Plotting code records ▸
►
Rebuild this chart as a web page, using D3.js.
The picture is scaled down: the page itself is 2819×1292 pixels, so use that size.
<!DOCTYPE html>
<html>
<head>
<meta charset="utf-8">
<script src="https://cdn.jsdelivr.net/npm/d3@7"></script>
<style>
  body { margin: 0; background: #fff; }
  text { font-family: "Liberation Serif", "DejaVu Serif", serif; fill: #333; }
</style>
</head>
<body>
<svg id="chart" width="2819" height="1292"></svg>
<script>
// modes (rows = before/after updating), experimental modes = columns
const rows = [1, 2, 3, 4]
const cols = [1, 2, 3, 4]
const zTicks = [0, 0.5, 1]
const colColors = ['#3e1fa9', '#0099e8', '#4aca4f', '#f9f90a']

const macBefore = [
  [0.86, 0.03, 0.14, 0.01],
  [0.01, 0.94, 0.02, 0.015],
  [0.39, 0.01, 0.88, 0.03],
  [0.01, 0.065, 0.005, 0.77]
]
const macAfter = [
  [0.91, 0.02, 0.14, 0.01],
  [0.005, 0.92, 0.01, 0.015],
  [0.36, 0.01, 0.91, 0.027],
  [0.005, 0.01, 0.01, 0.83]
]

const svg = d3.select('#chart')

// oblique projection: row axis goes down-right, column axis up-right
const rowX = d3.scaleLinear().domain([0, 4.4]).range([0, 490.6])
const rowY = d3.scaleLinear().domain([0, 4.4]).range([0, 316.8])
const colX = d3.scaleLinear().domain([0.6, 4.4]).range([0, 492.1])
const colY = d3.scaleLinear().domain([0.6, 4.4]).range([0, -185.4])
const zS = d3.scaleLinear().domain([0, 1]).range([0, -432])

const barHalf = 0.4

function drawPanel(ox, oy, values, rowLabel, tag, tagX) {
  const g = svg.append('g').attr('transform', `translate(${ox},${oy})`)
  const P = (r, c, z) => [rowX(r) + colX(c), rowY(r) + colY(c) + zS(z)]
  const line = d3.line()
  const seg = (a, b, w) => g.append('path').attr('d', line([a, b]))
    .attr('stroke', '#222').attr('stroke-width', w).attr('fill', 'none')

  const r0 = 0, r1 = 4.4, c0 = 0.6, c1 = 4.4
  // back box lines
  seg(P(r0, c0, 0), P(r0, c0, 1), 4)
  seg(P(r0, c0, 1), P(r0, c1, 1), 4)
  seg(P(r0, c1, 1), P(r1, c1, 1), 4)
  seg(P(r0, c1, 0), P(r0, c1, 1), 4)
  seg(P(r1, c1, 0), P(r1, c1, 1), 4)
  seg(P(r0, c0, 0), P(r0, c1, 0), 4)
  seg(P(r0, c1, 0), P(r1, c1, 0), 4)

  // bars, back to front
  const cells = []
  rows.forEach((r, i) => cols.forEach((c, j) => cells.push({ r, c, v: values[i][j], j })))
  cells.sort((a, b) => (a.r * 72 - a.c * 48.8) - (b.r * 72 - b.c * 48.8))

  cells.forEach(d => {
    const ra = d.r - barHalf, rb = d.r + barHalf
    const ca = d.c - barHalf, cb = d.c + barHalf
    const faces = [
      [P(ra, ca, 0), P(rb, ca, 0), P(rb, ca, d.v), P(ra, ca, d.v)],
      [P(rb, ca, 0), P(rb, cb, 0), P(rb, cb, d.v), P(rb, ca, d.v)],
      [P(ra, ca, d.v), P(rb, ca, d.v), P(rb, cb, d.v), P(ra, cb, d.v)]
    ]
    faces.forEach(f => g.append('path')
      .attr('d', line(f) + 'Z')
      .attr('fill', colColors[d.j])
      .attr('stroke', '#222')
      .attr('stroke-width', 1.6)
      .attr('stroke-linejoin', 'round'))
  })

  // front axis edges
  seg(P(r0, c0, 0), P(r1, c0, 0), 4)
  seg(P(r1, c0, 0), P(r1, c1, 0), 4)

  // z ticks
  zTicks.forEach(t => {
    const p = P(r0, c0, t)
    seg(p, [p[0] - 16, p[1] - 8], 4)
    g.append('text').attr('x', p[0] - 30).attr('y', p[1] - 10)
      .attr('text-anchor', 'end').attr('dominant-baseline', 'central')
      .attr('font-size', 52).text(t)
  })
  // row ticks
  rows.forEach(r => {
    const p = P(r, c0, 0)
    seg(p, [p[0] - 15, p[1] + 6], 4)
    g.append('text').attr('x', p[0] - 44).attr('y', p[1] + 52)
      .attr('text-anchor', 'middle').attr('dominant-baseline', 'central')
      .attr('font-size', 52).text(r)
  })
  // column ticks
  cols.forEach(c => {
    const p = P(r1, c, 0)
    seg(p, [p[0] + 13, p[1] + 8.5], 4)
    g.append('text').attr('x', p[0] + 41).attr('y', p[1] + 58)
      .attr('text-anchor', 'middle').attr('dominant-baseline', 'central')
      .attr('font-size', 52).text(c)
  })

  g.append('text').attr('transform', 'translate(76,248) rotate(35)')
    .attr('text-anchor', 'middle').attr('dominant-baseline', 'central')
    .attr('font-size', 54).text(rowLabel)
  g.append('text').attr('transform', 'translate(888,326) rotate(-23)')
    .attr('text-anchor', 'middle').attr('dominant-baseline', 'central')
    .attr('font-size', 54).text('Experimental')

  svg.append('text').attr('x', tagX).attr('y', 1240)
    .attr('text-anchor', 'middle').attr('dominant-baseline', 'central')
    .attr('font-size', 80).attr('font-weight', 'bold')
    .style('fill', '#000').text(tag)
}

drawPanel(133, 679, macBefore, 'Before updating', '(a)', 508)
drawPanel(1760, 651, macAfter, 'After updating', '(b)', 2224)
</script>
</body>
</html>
◄
►
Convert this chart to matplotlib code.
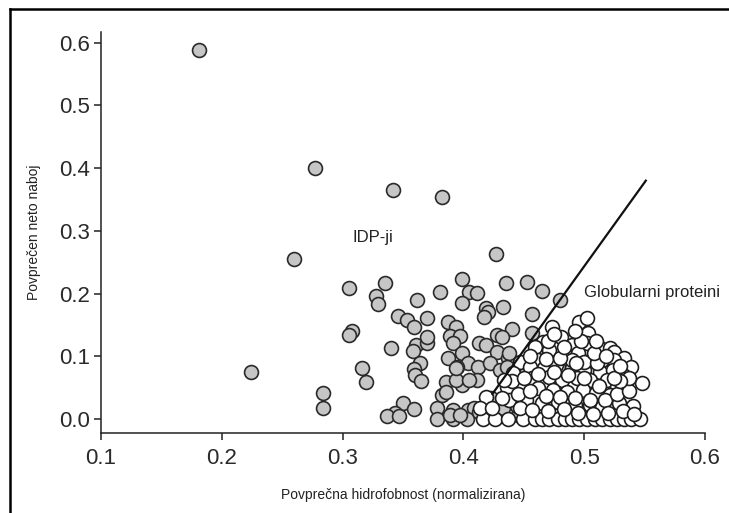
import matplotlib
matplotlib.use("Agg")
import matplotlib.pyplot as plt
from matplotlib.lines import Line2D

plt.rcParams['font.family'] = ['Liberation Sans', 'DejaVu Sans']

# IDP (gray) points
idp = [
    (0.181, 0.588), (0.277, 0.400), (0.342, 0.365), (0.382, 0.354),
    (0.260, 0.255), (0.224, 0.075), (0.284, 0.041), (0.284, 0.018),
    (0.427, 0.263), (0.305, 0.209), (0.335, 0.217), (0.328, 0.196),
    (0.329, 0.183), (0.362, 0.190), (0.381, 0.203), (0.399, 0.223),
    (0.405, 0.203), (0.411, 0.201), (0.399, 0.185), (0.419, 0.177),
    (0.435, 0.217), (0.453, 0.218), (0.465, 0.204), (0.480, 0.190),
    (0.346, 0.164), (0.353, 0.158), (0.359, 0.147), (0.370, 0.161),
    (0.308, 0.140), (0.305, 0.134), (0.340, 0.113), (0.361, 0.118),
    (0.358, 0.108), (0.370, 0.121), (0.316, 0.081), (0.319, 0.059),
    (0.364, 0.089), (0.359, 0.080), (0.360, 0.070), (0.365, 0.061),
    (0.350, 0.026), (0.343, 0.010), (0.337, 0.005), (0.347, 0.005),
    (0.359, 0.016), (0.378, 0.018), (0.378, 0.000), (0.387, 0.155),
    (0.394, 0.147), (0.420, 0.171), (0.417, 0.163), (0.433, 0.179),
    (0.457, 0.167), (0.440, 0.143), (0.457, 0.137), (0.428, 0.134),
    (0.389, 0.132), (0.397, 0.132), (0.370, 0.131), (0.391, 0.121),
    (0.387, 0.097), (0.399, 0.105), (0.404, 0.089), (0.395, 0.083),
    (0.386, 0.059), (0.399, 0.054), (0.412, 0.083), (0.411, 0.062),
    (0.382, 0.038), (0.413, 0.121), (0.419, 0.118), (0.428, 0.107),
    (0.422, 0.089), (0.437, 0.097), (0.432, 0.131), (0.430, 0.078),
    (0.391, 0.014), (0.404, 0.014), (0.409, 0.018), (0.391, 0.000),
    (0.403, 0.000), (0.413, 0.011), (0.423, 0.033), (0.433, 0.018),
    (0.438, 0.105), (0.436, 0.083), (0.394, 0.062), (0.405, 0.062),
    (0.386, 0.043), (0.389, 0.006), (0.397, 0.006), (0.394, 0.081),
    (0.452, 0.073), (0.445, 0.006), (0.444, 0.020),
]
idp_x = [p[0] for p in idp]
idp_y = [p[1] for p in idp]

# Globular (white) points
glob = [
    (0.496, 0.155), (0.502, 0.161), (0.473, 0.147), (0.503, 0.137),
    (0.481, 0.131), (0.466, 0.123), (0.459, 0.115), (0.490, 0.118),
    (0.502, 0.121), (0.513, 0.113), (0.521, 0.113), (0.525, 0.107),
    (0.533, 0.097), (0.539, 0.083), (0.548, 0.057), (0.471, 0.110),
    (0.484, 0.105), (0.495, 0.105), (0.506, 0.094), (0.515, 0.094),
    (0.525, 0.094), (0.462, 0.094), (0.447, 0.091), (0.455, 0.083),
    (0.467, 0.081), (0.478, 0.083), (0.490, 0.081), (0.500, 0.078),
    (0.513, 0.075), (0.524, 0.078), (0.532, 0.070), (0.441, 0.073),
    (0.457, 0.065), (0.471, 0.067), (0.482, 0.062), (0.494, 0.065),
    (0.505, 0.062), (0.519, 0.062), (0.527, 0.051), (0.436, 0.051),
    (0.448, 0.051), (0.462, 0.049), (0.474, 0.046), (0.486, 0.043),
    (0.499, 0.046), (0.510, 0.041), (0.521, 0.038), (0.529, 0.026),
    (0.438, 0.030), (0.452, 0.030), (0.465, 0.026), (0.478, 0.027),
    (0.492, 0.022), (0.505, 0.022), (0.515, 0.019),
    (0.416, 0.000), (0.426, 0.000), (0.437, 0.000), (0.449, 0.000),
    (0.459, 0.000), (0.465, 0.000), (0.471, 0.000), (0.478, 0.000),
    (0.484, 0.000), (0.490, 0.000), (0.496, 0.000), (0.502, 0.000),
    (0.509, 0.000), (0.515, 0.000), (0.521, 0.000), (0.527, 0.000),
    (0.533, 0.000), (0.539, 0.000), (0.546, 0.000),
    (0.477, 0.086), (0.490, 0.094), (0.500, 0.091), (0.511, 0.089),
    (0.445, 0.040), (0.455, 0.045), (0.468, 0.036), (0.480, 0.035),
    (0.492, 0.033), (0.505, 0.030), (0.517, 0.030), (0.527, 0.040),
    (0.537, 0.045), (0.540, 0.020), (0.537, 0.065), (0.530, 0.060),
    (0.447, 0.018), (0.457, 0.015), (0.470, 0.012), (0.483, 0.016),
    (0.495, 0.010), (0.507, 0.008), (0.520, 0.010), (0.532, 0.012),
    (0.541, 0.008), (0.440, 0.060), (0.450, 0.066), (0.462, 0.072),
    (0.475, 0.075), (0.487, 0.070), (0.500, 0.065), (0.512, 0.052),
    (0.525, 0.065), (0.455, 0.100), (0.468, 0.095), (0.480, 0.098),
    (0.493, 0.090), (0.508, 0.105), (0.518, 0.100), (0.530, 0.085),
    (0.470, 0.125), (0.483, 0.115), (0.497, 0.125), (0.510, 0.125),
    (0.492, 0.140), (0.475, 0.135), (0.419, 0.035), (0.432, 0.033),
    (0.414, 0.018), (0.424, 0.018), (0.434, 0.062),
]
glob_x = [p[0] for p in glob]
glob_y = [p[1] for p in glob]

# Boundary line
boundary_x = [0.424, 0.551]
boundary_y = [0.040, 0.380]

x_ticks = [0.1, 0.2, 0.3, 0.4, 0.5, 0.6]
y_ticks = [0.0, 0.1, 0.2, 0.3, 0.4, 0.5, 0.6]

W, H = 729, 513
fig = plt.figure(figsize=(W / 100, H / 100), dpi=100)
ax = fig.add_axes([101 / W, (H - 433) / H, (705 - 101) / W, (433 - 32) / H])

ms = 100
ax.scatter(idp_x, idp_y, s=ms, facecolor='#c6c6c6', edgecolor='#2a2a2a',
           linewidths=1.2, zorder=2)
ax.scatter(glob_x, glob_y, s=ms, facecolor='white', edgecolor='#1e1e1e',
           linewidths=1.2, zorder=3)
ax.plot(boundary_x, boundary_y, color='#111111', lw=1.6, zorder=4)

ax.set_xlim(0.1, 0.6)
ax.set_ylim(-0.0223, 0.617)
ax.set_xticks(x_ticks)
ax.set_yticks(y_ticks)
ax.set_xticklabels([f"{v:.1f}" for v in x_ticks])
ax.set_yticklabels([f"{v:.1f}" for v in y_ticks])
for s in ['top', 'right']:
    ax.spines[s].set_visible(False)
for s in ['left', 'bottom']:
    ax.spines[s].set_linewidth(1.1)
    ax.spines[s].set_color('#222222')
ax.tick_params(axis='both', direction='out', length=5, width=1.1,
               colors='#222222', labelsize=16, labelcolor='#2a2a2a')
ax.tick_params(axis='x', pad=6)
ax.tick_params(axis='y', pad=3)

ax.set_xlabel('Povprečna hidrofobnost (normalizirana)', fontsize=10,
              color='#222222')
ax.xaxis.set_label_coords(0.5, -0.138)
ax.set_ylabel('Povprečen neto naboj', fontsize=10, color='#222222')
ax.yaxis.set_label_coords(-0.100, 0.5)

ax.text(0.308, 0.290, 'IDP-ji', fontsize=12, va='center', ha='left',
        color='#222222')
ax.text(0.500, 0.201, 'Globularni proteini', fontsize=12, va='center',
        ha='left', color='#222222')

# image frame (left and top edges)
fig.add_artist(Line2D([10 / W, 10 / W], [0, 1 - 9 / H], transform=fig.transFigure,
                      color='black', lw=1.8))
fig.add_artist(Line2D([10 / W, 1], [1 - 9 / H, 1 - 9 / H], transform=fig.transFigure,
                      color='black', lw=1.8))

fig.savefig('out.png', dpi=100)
◄
Prompt ▸
Nothing outside the span should appear: copy exactly from the line with "The picture is" through the line with "const colColors = ['#3e1fa9', '#0099e8', '#4aca4f', '#f9f90a']".

Solution to the problem ▸
The picture is scaled down: the page itself is 2819×1292 pixels, so use that size.
<!DOCTYPE html>
<html>
<head>
<meta charset="utf-8">
<script src="https://cdn.jsdelivr.net/npm/d3@7"></script>
<style>
  body { margin: 0; background: #fff; }
  text { font-family: "Liberation Serif", "DejaVu Serif", serif; fill: #333; }
</style>
</head>
<body>
<svg id="chart" width="2819" height="1292"></svg>
<script>
// modes (rows = before/after updating), experimental modes = columns
const rows = [1, 2, 3, 4]
const cols = [1, 2, 3, 4]
const zTicks = [0, 0.5, 1]
const colColors = ['#3e1fa9', '#0099e8', '#4aca4f', '#f9f90a']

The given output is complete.